Robert O. Fisch, physician, artist and author, died at home on his 97th birthday. He was born in Budapest, Hungary, on June 12, 1925, the son of Zoltan and Iren Fisch. A survivor of the Holocaust, he was liberated by American soldiers from the Gunskirchen death camp in Austria in May, 1945.
Robert returned to Budapest to earn a medical degree. Because he refused to join the Communist party, he was denied specialization and banished to general practice in a mining village. Active in the Hungarian Revolution of 1956, he escaped in 1957 and came to the University of Minnesota as a medical intern in 1958.
For his heroism against Communist suppression, the Hungarian government awarded him a medal in 1995 and a knighthood in 2000.
In 2019, Robert received the highest honor awarded by the Hungarian state, the Knight’s Cross of the Hungarian Order of Merit, for his contribution to Holocaust education.
Robert was a professor of pediatric medicine at the University of Minnesota Medical School until his retirement in 1997. He was internationally recognized for his clinical research in phenylketonuria (PKU) and for his pioneering PKU and child development studies.
Robert was the author or co-author of more than 100 scientific papers. Over the years he cared for thousands of patients and their families, and trained and mentored hundreds of medical students.
A strong advocate of early childhood education and especially of the value of reading to children, Robert established Project Read, an initiative where volunteers read and gave books to children in pediatric clinic waiting rooms.

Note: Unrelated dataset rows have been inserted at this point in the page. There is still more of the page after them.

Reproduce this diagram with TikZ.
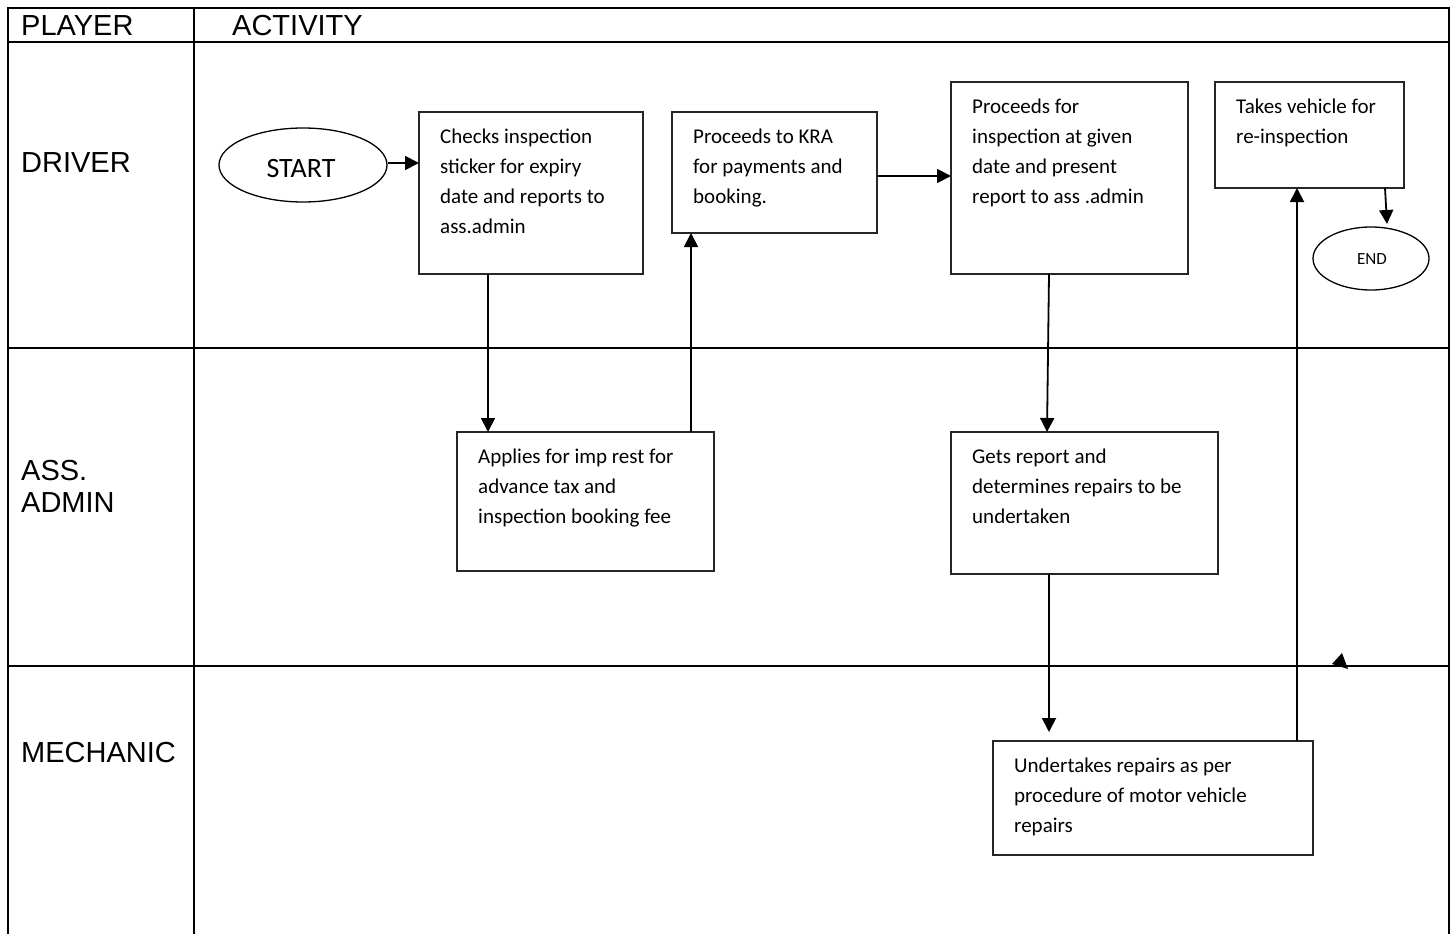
\documentclass[tikz,border=0pt]{standalone}
\usepackage{fontspec}
\setmainfont{Carlito}
\newfontfamily\arialf{Liberation Sans}
\usetikzlibrary{arrows.meta,shapes.geometric}
\begin{document}
\begin{tikzpicture}[x=1pt,y=-1pt,
  grid/.style={line width=2.6pt,black},
  boxshape/.style={draw=black!85,line width=1.3pt,rectangle,inner sep=0pt,outer sep=0pt,anchor=north west},
  txt/.style={font=\fontsize{21}{30}\selectfont,align=left,inner sep=0pt,anchor=north west},
  lab/.style={font=\arialf\fontsize{29}{32}\selectfont,inner sep=0pt,anchor=base west},
  term/.style={draw=black,line width=1.3pt,ellipse,inner sep=0pt},
  arr/.style={line width=1.8pt,-{Triangle[length=14pt,width=14pt]}}
]
\useasboundingbox (0,0) rectangle (1455,934);
% table
\draw[grid] (8,934) -- (8,8) -- (1449,8) -- (1449,934);
\draw[grid] (194,8) -- (194,934);
\draw[grid] (8,42) -- (1449,42);
\draw[grid] (8,348) -- (1449,348);
\draw[grid] (8,666) -- (1449,666);
% labels
\node[lab] (lplayer) at (21,36) {PLAYER};
\node[lab] (lact) at (232,36) {ACTIVITY};
\node[lab] (ldriver) at (21,172) {DRIVER};
\node[lab,align=left,anchor=north west] (ladmin) at (21,457.6) {\strut ASS.\\ADMIN};
\node[lab] (lmech) at (21,762) {MECHANIC};
% terminals
\node[term,minimum width=168pt,minimum height=74pt] (start) at (303,165) {};
\node[font=\fontsize{28}{30}\selectfont,inner sep=0pt,anchor=base] (starttxt) at (301,177) {START};
\node[term,minimum width=116pt,minimum height=63pt] (end) at (1371,258.5) {};
\node[font=\fontsize{17}{20}\selectfont,inner sep=0pt,anchor=base] (endtxt) at (1372,264) {END};
% boxes
\node[boxshape,minimum width=224pt,minimum height=162pt] (b1) at (419,112) {};
\node[txt] (t1) at (440,122) {\strut Checks inspection\\sticker for expiry\\date and reports to\\ass.admin};
\node[boxshape,minimum width=205pt,minimum height=121pt] (b2) at (672,112) {};
\node[txt] (t2) at (693,122) {\strut Proceeds to KRA\\for payments and\\booking.};
\node[boxshape,minimum width=237pt,minimum height=192pt] (b3) at (951,82) {};
\node[txt] (t3) at (972,92) {\strut Proceeds for\\inspection at given\\date and present\\report to ass .admin};
\node[boxshape,minimum width=189pt,minimum height=106pt] (b4) at (1215,82) {};
\node[txt] (t4) at (1236,92) {\strut Takes vehicle for\\re-inspection};
\node[boxshape,minimum width=257pt,minimum height=139pt] (b5) at (457,432) {};
\node[txt] (t5) at (478,442) {\strut Applies for imp rest for\\advance tax and\\inspection booking fee};
\node[boxshape,minimum width=267pt,minimum height=142pt] (b6) at (951,432) {};
\node[txt] (t6) at (972,442) {\strut Gets report and\\determines repairs to be\\undertaken};
\node[boxshape,minimum width=320pt,minimum height=114pt] (b7) at (993,741) {};
\node[txt] (t7) at (1014,751) {\strut Undertakes repairs as per\\procedure of motor vehicle\\repairs};
% connector x positions
\coordinate (xa) at (488,0);
\coordinate (xb) at (691,0);
\coordinate (xc) at (1297,0);
\coordinate (ya) at (0,163);
\coordinate (yb) at (0,176);
\coordinate (endin) at (1387,224);
% connectors
\draw[arr] (start.east |- ya) -- (b1.west |- ya);
\draw[arr] (b1.south -| xa) -- (b5.north -| xa);
\draw[arr] (b5.north -| xb) -- (b2.south -| xb);
\draw[arr] (b2.east |- yb) -- (b3.west |- yb);
\draw[arr] ([xshift=98pt]b3.south west) -- ([xshift=96pt]b6.north west);
\draw[arr,shorten >=9pt] ([xshift=98pt]b6.south west) -- ([xshift=98pt]b6.south west |- b7.north);
\draw[arr] (b7.north -| xc) -- (b4.south -| xc);
\draw[arr] ([xshift=170pt]b4.south west) -- (endin);
% stray arrowhead
\fill (1342,653) -- (1332,664) -- (1348,669) -- cycle;
\end{tikzpicture}
\end{document}
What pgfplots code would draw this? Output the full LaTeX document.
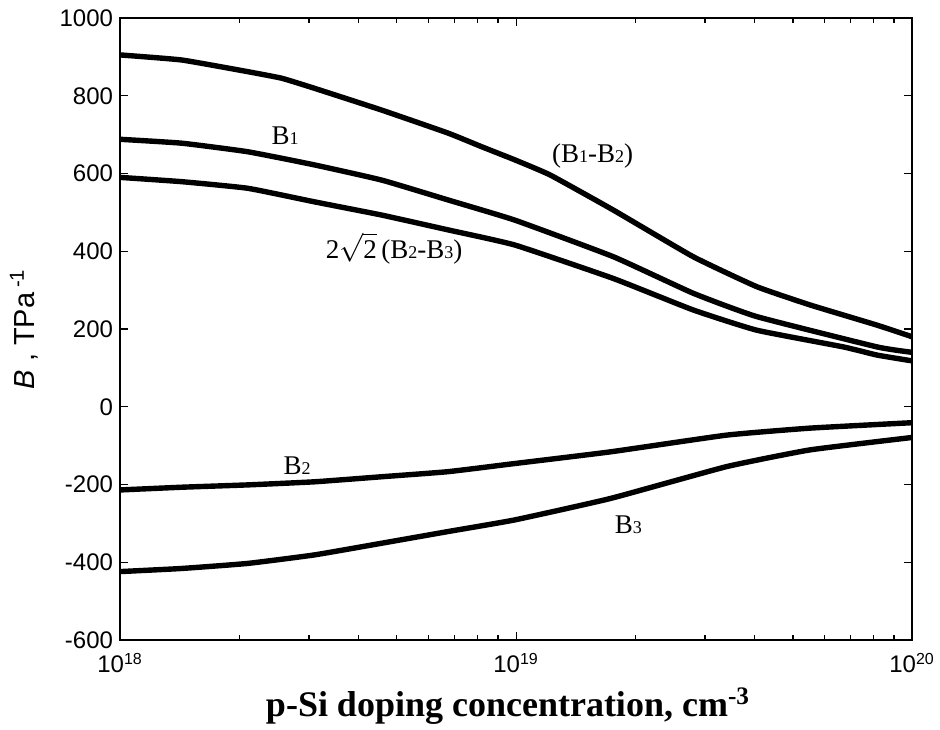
\documentclass[border=0pt]{standalone}
\usepackage{pgfplots}
\pgfplotsset{compat=1.18}
\usepackage{fontspec}
\setmainfont{Liberation Serif}
\newfontfamily\arial{Liberation Sans}
\newcommand\sub[1]{{\fontsize{9}{9}\selectfont #1}}
\begin{document}
\begin{tikzpicture}
\begin{axis}[
  at={(0,0)}, anchor=south west, scale only axis,
  width=396pt, height=311pt,
  xmode=log, xmin=1e18, xmax=1e20, ymin=-600, ymax=1000,
  xtick={1e18,1e19,1e20},
  xticklabels={10\textsuperscript{18},10\textsuperscript{19},10\textsuperscript{20}},
  minor xtick={2e18,3e18,4e18,5e18,6e18,7e18,8e18,9e18,2e19,3e19,4e19,5e19,6e19,7e19,8e19,9e19},
  ytick={-600,-400,-200,0,200,400,600,800,1000},
  yticklabels={-600,-400,-200,0,200,400,600,800,1000},
  tick align=inside, tick pos=both,
  major tick length=4pt, minor tick length=2.5pt,
  axis line style={line width=0.8pt},
  every tick/.style={black, line width=0.6pt},
  tick label style={font=\arial\fontsize{12}{13}\selectfont},
  xticklabel style={yshift=-3pt},
  clip=true,
]
\addplot[black, line width=2.7pt, line join=round, smooth, tension=0.25] coordinates {
 (1e18,905) (1.43e18,892) (2.1e18,862) (2.56e18,845) (3.1e18,819) (4.58e18,763)
 (6.73e18,704) (8.18e18,669) (9.93e18,635) (1.22e19,596) (1.76e19,506)
 (2.8e19,386) (4.05e19,309) (5.52e19,262) (8.15e19,210) (1e20,180)};
\addplot[black, line width=2.7pt, line join=round, smooth, tension=0.25] coordinates {
 (1e18,688) (1.43e18,678) (2.1e18,656) (3.1e18,622) (4.58e18,583) (6.73e18,532)
 (9.93e18,480) (1.76e19,386) (2.8e19,292) (4.05e19,232) (8.15e19,154) (1e20,140)};
\addplot[black, line width=2.7pt, line join=round, smooth, tension=0.25] coordinates {
 (1e18,590) (1.43e18,579) (2.1e18,562) (3.1e18,527) (4.58e18,493) (6.73e18,455)
 (9.93e18,416) (1.76e19,330) (2.8e19,249) (4.05e19,197) (6.7e19,154) (8.15e19,133) (1e20,118)};
\addplot[black, line width=2.7pt, line join=round, smooth, tension=0.25] coordinates {
 (1e18,-214) (1.43e18,-207) (2.1e18,-201) (3.1e18,-193) (4.58e18,-180) (6.73e18,-167)
 (9.93e18,-146) (1.73e19,-116) (3.4e19,-73) (5.52e19,-55) (1e20,-41)};
\addplot[black, line width=2.7pt, line join=round, smooth, tension=0.25] coordinates {
 (1e18,-424) (1.43e18,-416) (2.1e18,-403) (3.1e18,-381) (4.58e18,-351) (6.73e18,-321)
 (9.93e18,-291) (1.73e19,-236) (3.4e19,-154) (5.52e19,-111) (1e20,-79)};
\node[font=\fontsize{13.5}{14}\selectfont] at (axis cs:2.61e18,696) {B\sub{1}};
\node[font=\fontsize{13.5}{14}\selectfont] at (axis cs:1.56e19,645) {(B\sub{1}-B\sub{2})};
\node[font=\fontsize{13.5}{14}\selectfont] at (axis cs:4.92e18,408) {2$\sqrt{\mbox{2}}$\,(B\sub{2}-B\sub{3})};
\node[font=\fontsize{13.5}{14}\selectfont] at (axis cs:2.80e18,-152) {B\sub{2}};
\node[font=\fontsize{13.5}{14}\selectfont] at (axis cs:1.92e19,-304) {B\sub{3}};
\end{axis}
\node[rotate=90, font=\arial\fontsize{14.5}{15}\selectfont] at (-48pt,155.5pt) {\textit{B} , TPa\,\textsuperscript{-1}};
\node[font=\bfseries\fontsize{18}{19}\selectfont] at (194pt,-33pt) {p-Si doping concentration, cm\textsuperscript{-3}};
\pgfresetboundingbox
\path (-60pt,-44.5pt) rectangle (410pt,320pt);
\end{tikzpicture}
\end{document}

Robert studied art at the Academy of Fine Arts in Budapest, the Minneapolis College of Art and Design, the U of M, and the Walker Art Center. He achieved a distinguished second career as a visual artist and author.
He published five books including “Light from the Yellow Star: A Lesson of Love from the Holocaust,” which portrays his Holocaust experience and “The Metamorphosis to Freedom,” a testimonial to freedom.
The book, “Light from the Yellow Star,” is provided to schools in the U.S. through the Yellow Star Foundation. A Hungarian version is used by schools there, and a German edition is distributed in Germany and Austria. The book emphasizes the need to learn from the Holocaust that we must remain human even in inhumane circumstances.
Robert’s paintings have been exhibited in the U.S., Europe and Israel, including at the Weisman Art Museum and the Minneapolis Institute of Art. His last show, of new paintings, occurred in April, 2019. His painting “Creation” will hang in the Masonic Institute for the Developing Brain at the University of Minnesota. Robert is survived by his daughter, Alex Fisch (Kurt Stevens) of Abiquiu, N.M., and wife Karen Bachman. He was preceded in death by his brother, Paul. At Robert’s request, services will be held at the Jewish Memorial Cemetery in Budapest, where he will be interred with his father, who died in the Holocaust. Contributions in memory of Robert may be sent to the Yellow Star Foundation at yellowstarfoundation.org.